With my husband, we do spend time together, but miscommunication and tension often arise from our differing values. I cherish quality time, but he’s very sociable, and I’m the opposite. I’m quite conservative with my energy, reserving it for certain people. So, when he makes plans on our shared day off, I get disappointed. I tend to get angry and wonder, “Is it too much to ask for?” We live together, but our time after work often amounts to just dinner and sleep. It’s not the same.
Sometimes, I wonder if it’s a “me problem”—not being able to occupy my own time. But perhaps not everyone shares my idea of fun.
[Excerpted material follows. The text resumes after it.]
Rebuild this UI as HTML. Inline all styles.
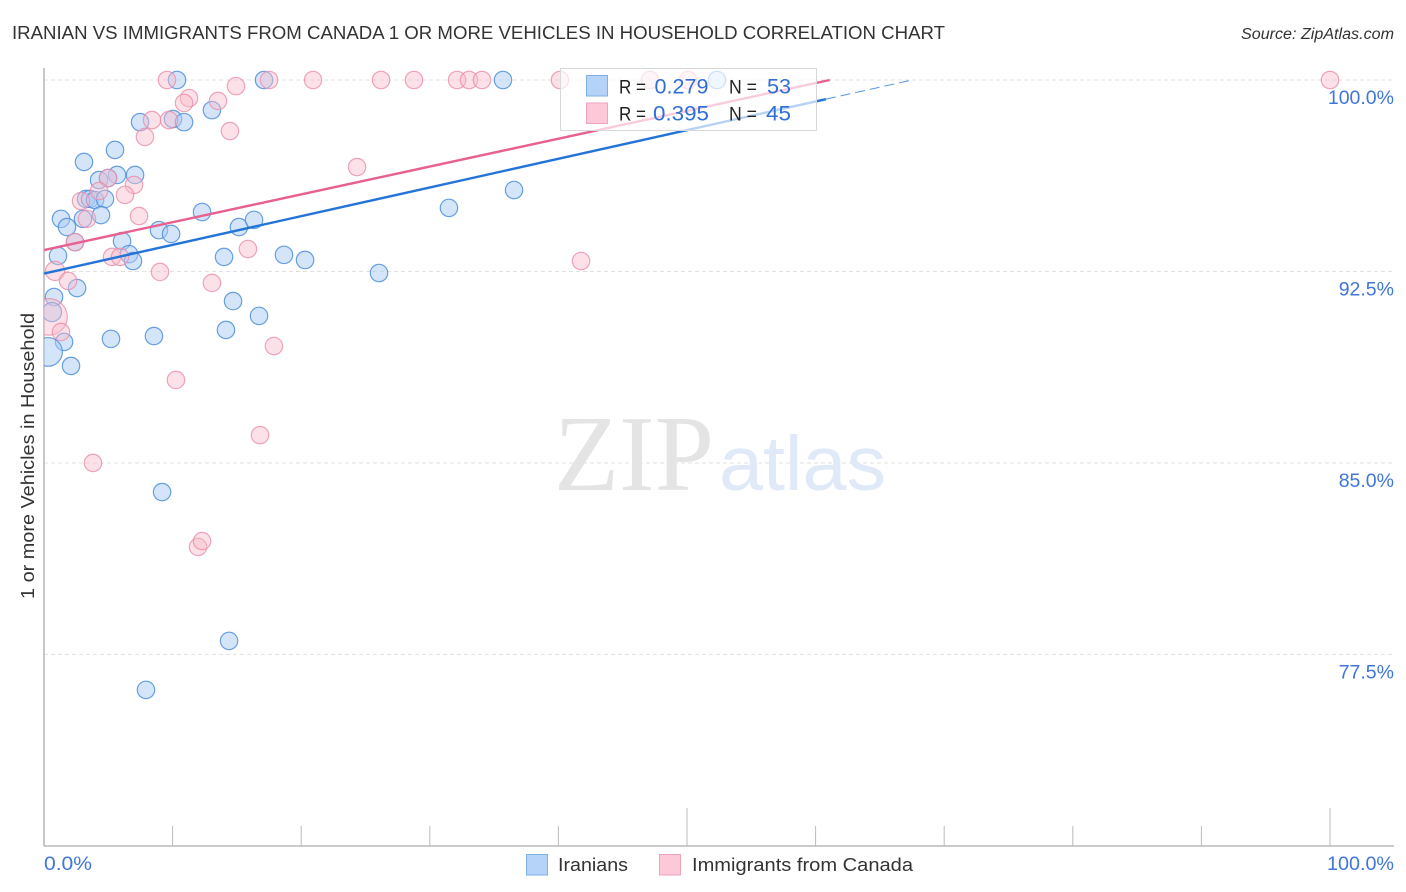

I’m a homebody, and while I like going out, Singapore’s weather can be unbearable. I enjoy connecting with people I genuinely vibe with, like my husband’s colleagues or family. I don’t think I have trouble socializing; I’m just selective, and I prefer to keep my private life private. Maybe I’m just not meeting the right people, or perhaps I’m not approachable. So many questions swirl in my mind.
A Reminder to Myself
Ultimately, I think I need to learn to be kinder to myself and more adaptable, especially when I’m alone, which is often. I want to be okay with that. So, to wrap up this post, I have to remind myself that being alone is perfectly alright as long as I can live with it. And it’s fine if I haven’t found my “tribe” yet; there are still many years ahead to meet new people, and patience is key. The right people, those meant to be in my life, will eventually appear.
I hope this topic resonated with some of you. Let me know if you’d like to hear more. Goodbye for now!